Evans the billionaire kidnapper
On Saturday, June 10, 2017, Nigerians woke up to the shocking news that a notorious kidnap kingpin, Chukwudumeme Onwuamadike, popularly known as ‘Evans’ had been arrested. Evans was arrested at his Magodo Estate home by the Inspector-General’s Intelligence Response Team (IRT) led by ACP Kyari while preparing to leave the country. More than 20 security operatives stormed his home to affect his arrest. Evans has been tagged the ‘richest and most notorious kidnapper’ in the history of Nigeria. He is believed to have collected several billions of naira as ransom in the last seven years of his reign as kingpin of kidnappers.
Igbonla school boys
Six boys from the Lagos Model College Igbonla, Epe Lagos, were kidnapped on Thursday 25, May 2017, during the early hours of the day while they were preparing for school by armed militants. The kidnappers initially demanded a N100million ransom for the boys – Peter Jonah, Isiaq Rahmon, Adebayo George, Judah Agbausi, Pelumi Philips and Farouq Yusuf. The boys were, however, released to their parents after 65days of being abducted and just four of them returned to Epe and were psychologically ready to continue their education.
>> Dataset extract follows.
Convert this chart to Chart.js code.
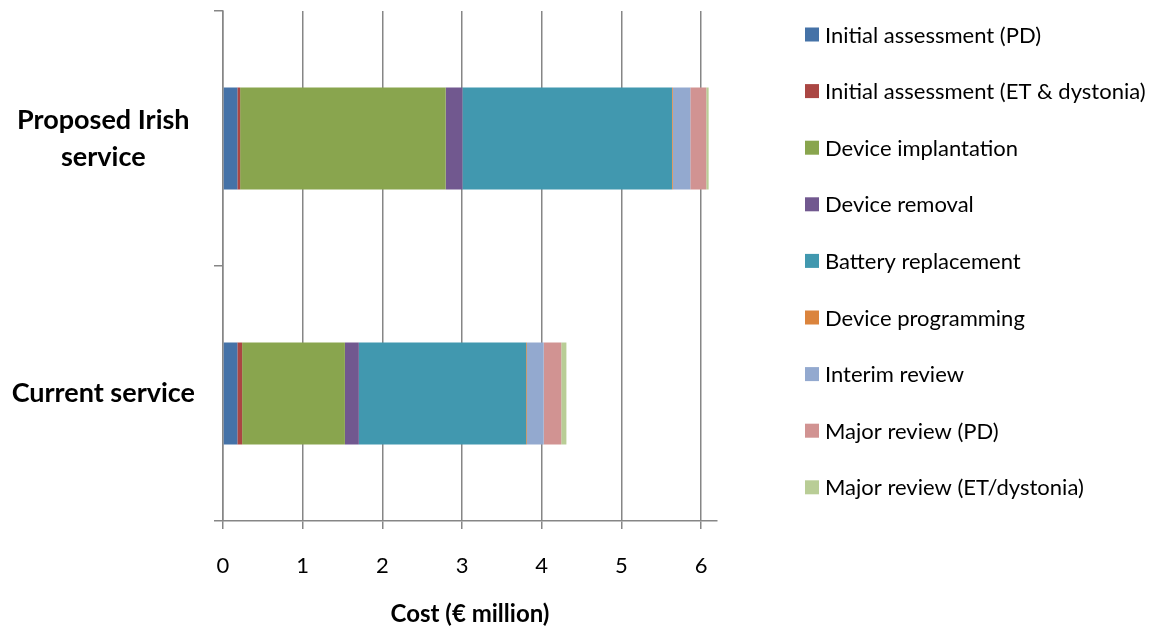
<!DOCTYPE html>
<html>
<head>
<meta charset="utf-8">
<script src="https://cdn.jsdelivr.net/npm/chart.js@4/dist/chart.umd.min.js"></script>
<style>
  html, body { margin: 0; padding: 0; background: #fff; }
  #wrap { width: 1154px; height: 627px; position: relative; }
</style>
</head>
<body>
<div id="wrap"><canvas id="c" width="1154" height="627"></canvas></div>
<script>
// Categories (top to bottom)
const categories = [['Proposed Irish', 'service'], 'Current service'];

// Series values (€ million): [Proposed Irish service, Current service]
const initialAssessmentPD = [0.18, 0.18];
const initialAssessmentET = [0.035, 0.06];
const deviceImplantation = [2.58, 1.29];
const deviceRemoval = [0.21, 0.175];
const batteryReplacement = [2.63, 2.10];
const deviceProgramming = [0.01, 0.01];
const interimReview = [0.22, 0.21];
const majorReviewPD = [0.20, 0.22];
const majorReviewET = [0.03, 0.065];

const seriesLabels = [
  'Initial assessment (PD)',
  'Initial assessment (ET & dystonia)',
  'Device implantation',
  'Device removal',
  'Battery replacement',
  'Device programming',
  'Interim review',
  'Major review (PD)',
  'Major review (ET/dystonia)'
];
const seriesValues = [
  initialAssessmentPD, initialAssessmentET, deviceImplantation, deviceRemoval,
  batteryReplacement, deviceProgramming, interimReview, majorReviewPD, majorReviewET
];
const seriesColors = ['#4572A7', '#AA4643', '#89A54E', '#71588F', '#4198AF', '#DB843D', '#93A9CF', '#D19392', '#B9CD96'];

// Axis tick values
const xTickMin = 0;
const xTickMax = 6.2;
const xTickStep = 1;

const FONT = 'Lato, "Open Sans", "Liberation Sans", sans-serif';
const GRID = '#868686';

const legendPlugin = {
  id: 'sideLegend',
  afterDraw(chart) {
    const ctx = chart.ctx;
    ctx.save();
    ctx.font = '22px ' + FONT;
    ctx.textBaseline = 'middle';
    ctx.textAlign = 'left';
    chart.data.datasets.forEach((ds, i) => {
      const y = 34.5 + i * 56.6;
      ctx.fillStyle = ds.backgroundColor;
      ctx.fillRect(805, y - 7, 14, 14);
      ctx.fillStyle = '#000';
      ctx.fillText(ds.label, 825, y + 1);
    });
    ctx.restore();
  }
};

new Chart(document.getElementById('c'), {
  type: 'bar',
  data: {
    labels: categories,
    datasets: seriesLabels.map((label, i) => ({
      label: label,
      data: seriesValues[i],
      backgroundColor: seriesColors[i],
      borderWidth: 0,
      categoryPercentage: 1.0,
      barPercentage: 0.4
    }))
  },
  options: {
    indexAxis: 'y',
    responsive: false,
    animation: false,
    layout: { padding: { top: 11, left: 0, right: 437, bottom: 0 } },
    plugins: {
      legend: { display: false },
      tooltip: { enabled: false }
    },
    scales: {
      x: {
        stacked: true,
        min: xTickMin,
        max: xTickMax,
        afterFit: (s) => { s.height = 106; s.paddingLeft = 0; s.paddingRight = 0; },
        ticks: {
          stepSize: xTickStep,
          includeBounds: false,
          color: '#000',
          padding: 24,
          font: { family: FONT, size: 22 }
        },
        grid: { color: GRID, lineWidth: 1.5, tickLength: 8, drawTicks: true },
        border: { color: GRID, width: 1.5 },
        title: {
          display: true,
          text: 'Cost (€ million)',
          color: '#000',
          font: { family: FONT, size: 24, weight: 'bold', lineHeight: 1.0 },
          padding: { top: 0, bottom: 1 }
        }
      },
      y: {
        stacked: true,
        afterFit: (s) => { s.width = 223; s.paddingTop = 0; s.paddingBottom = 0; },
        ticks: {
          color: '#000',
          crossAlign: 'center',
          padding: 19,
          font: { family: FONT, size: 27, weight: 'bold', lineHeight: 1.37 }
        },
        grid: { color: GRID, lineWidth: 1.5, tickLength: 9, drawOnChartArea: false, drawTicks: true, offset: true },
        border: { color: GRID, width: 1.5 }
      }
    }
  },
  plugins: [legendPlugin]
});
</script>
</body>
</html>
Arewa youths’ quit notice to Igbos
Also in the outgoing year, a coalition of Northern groups, including the Arewa Youth Consultative Forum, led by Shettima Yerima, on Tuesday, June 6, gave all the Igbos resident in the 19 states of the North a threemonth ultimatum to quit or be forced out after the expiration of the October 1, 2017 deadline. They said that their reason is because the Igbo have consistently insisted that they don’t want to be in Nigeria, “let them therefore, go back to their places.” They added: “They don’t believe in Nigeria, so, we also don’t believe in them.” In the end, high level consultations involving Vice President, Yemi Osinbajo with major stakeholders, including the Arewa group, ensured that the deadline came and passed without any incident.
Flooding
About five years after flooding devastated large swaths of the country, another round of flooding hit Nigeria leaving sorrow, tears and misery in its wake. In all, about 30 states experienced the deluge with social media platforms awash with pictures of hardship experience by people from the highbrow Lekki Axis in Lagos, to the nation’s capital, Abuja and neighbouring Suleja and even Sokoto in the far north!
FG’s attempt to check churches
2017 was also a year when the Federal Government took a step towards regulating the operation of churches in Nigeria. For the first time, the tenure of a General Overseer was pegged; and this saw one of the most influential God’s General, Pastor Enoch Adeboye of the Redeemed Christian Church of God (RCCG) shedding his responsibilities as the head of the RCCG, in humble compliance.